Wo drückt also der Schuh? Nun ja, eine Frage, die sich der eine oder andere stellte, war, wo denn jetzt genau das Shnit zentral stattfindet? Klar hat sich das Festival in den letzten Jahren immer wieder stark als internationales Filmfest mit mehreren sogenannten Playgrounds positioniert. Dadurch distanzierte es sich irgendwie auch von der Grundidee eines Film Festivals, nämlich jener, eine einzige Stadt für kurze Zeit zu einem Filmmekka zu verwandeln und Filmemacher einzuladen. Welchen Grund hätte, sagen wir mal, ein kanadischer Filmemacher, nach Bern zu reisen, wenn das Festival auch in New York stattfindet und dort dann gar noch die Preise verliehen werden? So geschehen dieses Jahr. Anstatt im Stadttheater Bern wieder die Reihen zu füllen, flog die Festivalleitung lieber nach New York und übergab in geschlossener Gesellschaft in irgendeinem Loft fleissig Preise. Trostpreis fürs Publikum: Die nominierten Filme konnten während des 7. bis 13. Oktobers nochmals online angesehen und bewertet werden.

 

Warum diese Verlagerung? Die Festivalleitung nennt strategische Gründe. Schliesslich wolle man wachsen und die Industrie käme nicht nach Bern, sondern sei in New York. Wirklich? Denn das Zurich Film Festival und das Shnit fanden während genau derselben Woche statt. Die Industrie war also eher in Zürich. Generell bleibt die Frage offen, was mit der «Industrie», oder «Branche» genau gemeint wurde. Aus Sicht des hiesigen Berner Publikums ist es entscheidend, nicht nur ein Playground des Shnits zu sein, sondern DER Playground. Das Shnit fing als kleines Kurzfilmfestival in der Reitschule an. Wer hätte damals an New York und Lofts mit Rooftop Terrassen gedacht? Eben. Solange aber die gezeigten Filme von shnittiger Art sind, seien der Leitung die strategischen Irrwege verziehen. Zu den fünf Gewinnern der diesjährigen Ausgabe zählten nämlich nur Filme aus Europa (mit Ausnahme von «Happily Ever After»). Das ist gut. Sehr gut sogar. Schliesslich kostet der Flug für die jungen mittelosen Filmemacher nach Bern weniger als jener nach Übersee. Ob diese Überlegung auch von strategischer Relevanz sein könnte? Wir werden es sehen.

 

Die Shnit Gewinner 2013:

 

Gewinner Jurypreis Kategorie unter 10 min (CHF 20‘000.-)

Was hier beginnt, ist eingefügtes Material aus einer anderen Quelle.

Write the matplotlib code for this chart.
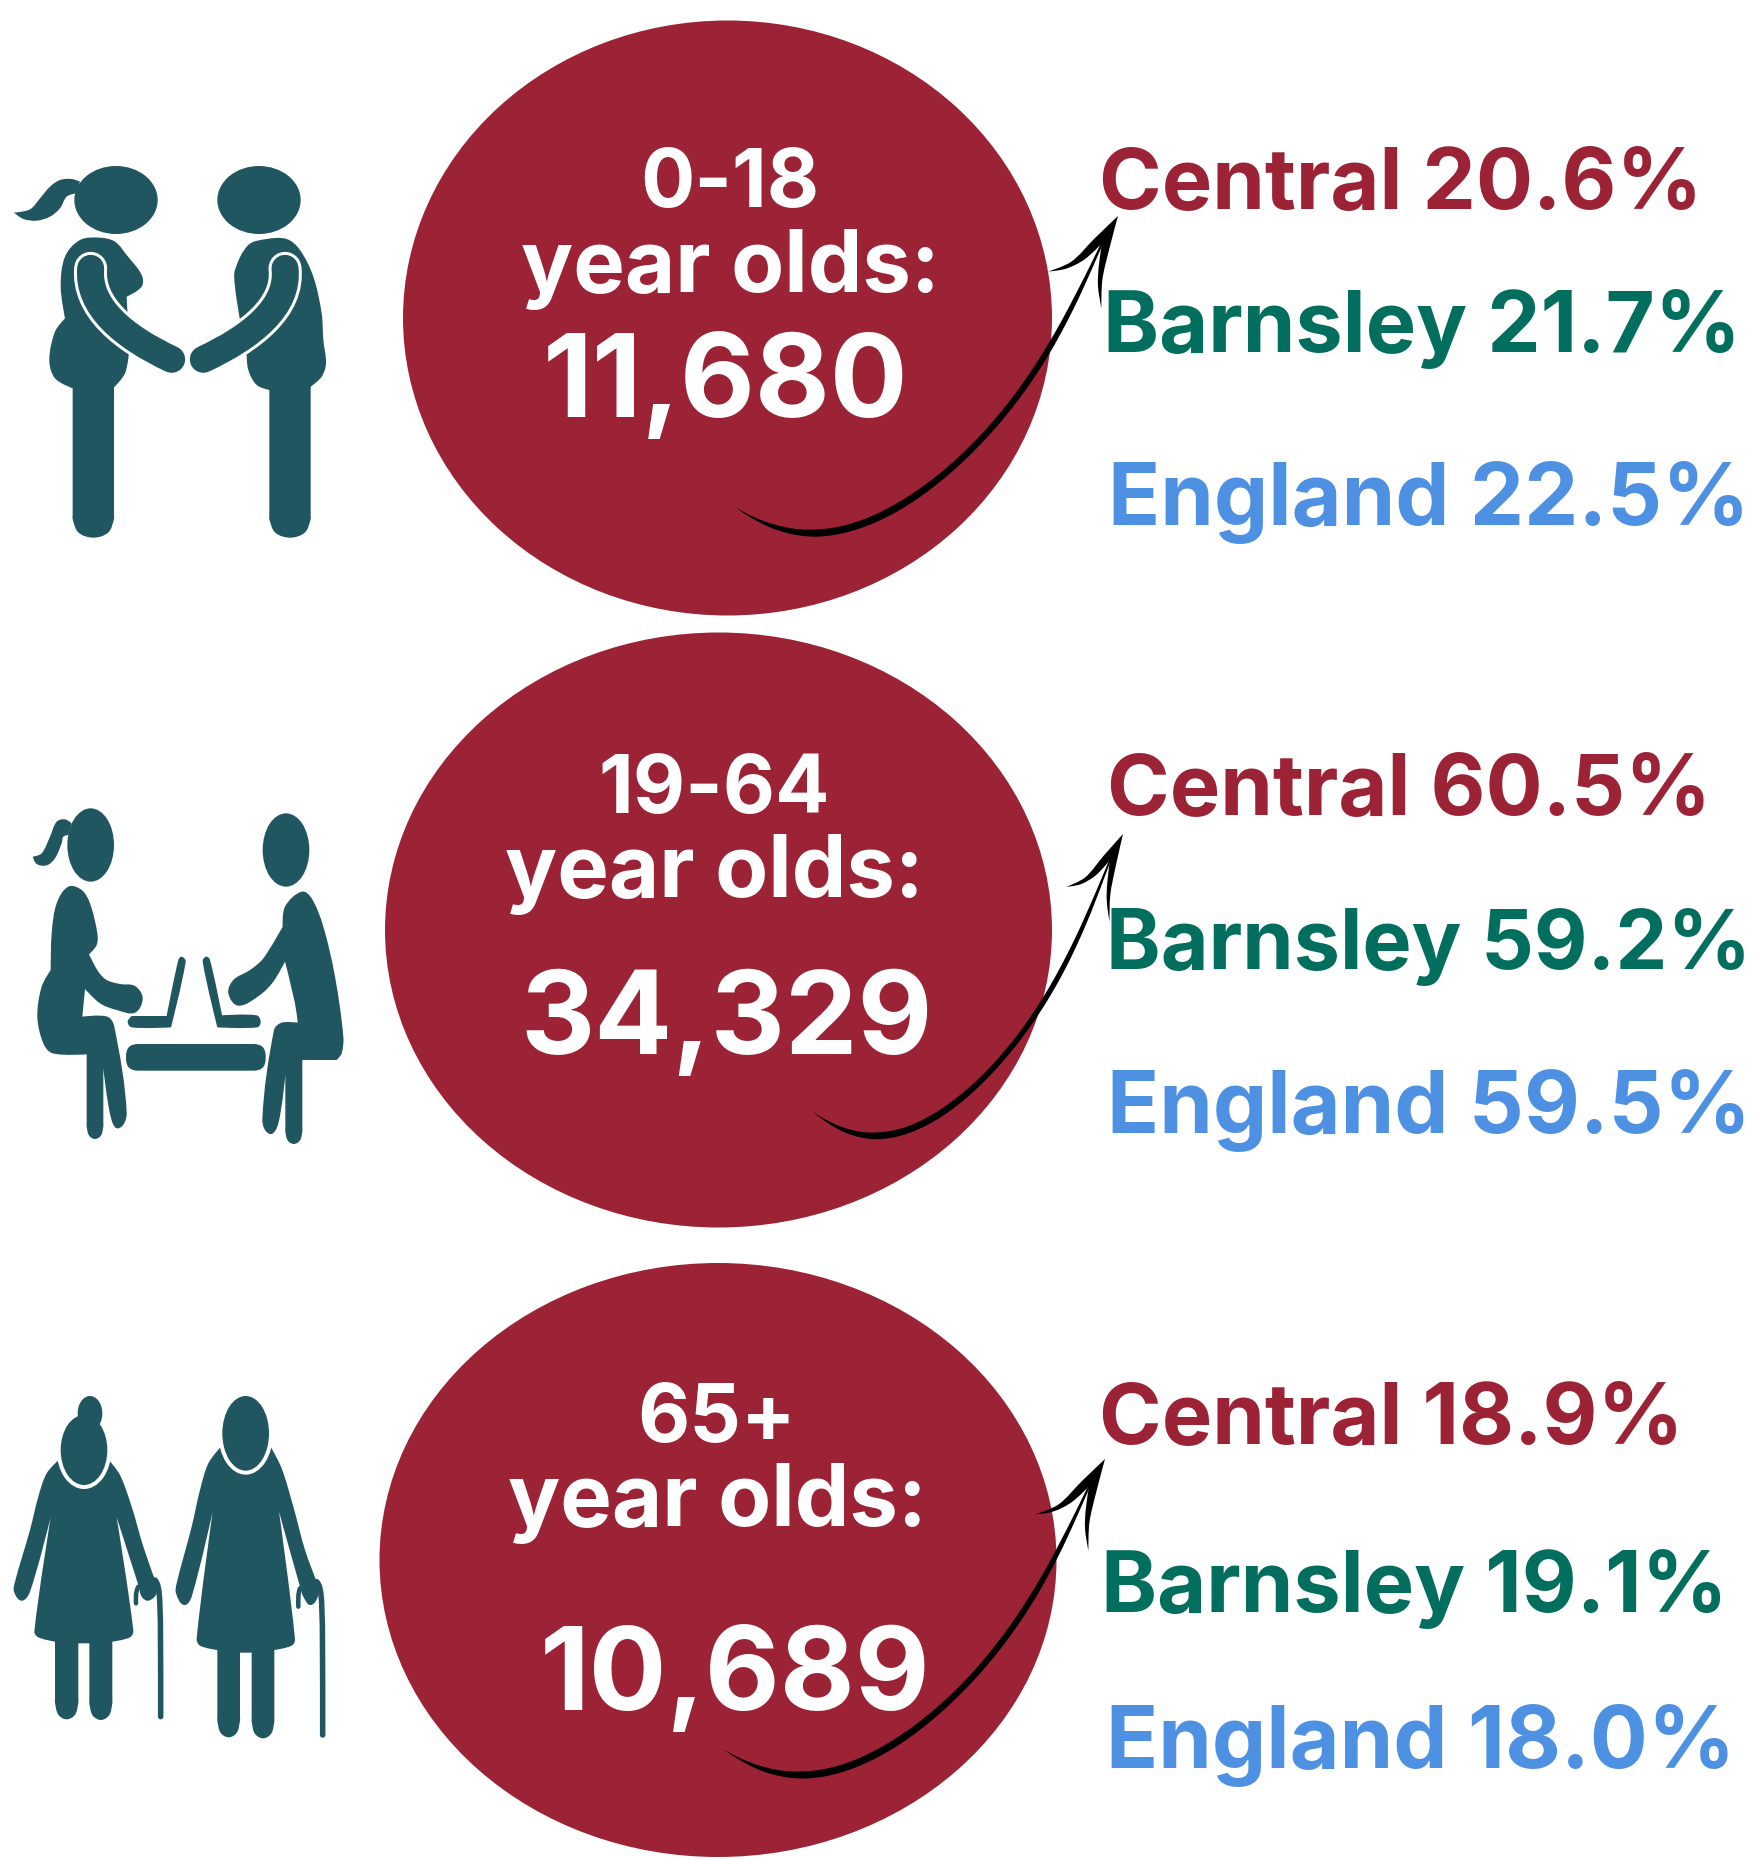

HAPPILY EVER AFTER (Yonni Aroussi & Ben Genislaw, Israel): Der Animationsfilm zeigt unverblümt was nach dem Happy End folgt.

 

Gewinner Jurypreis Kategorie unter 20 min (CHF 20‘000.-)

NASHORN IM GALOPP – Rhino Full Throttle (Erik Schmitt, Deutschland): Junge trifft Mädchen und gerät in einen kreativen Rausch der Gefühle à la Michel Gondry. Der Liebling der Bäckstage-Redaktion.

 

Gewinner Jurypreis Kategorie unter 40 min (CHF 20‘000.-)

GREAT (Andreas Henn, Deutschland): Basierend auf einer wahren Geschichte während es WWII, zeigt der Film wie Gewalt mit Humor besiegt werden kann.

 

Audience Award (CHF 20‘000.-)

LA PRIMA LEGGE DI NEWTON – Newton’s First Law (Piero Messina, Italien) : Alte Liebe rostet nicht, sondern bleibt auch im hohen Alter sexuell aktiv.

 

Festival Award (CHF 20‘000.-)

DIT IS RONALD – This Is Ronald (Jules Comes, Niederlande) :  Die beklemmende Geschichte eines Pädophilen und seinem Versuch, ein normales Leben zu führen.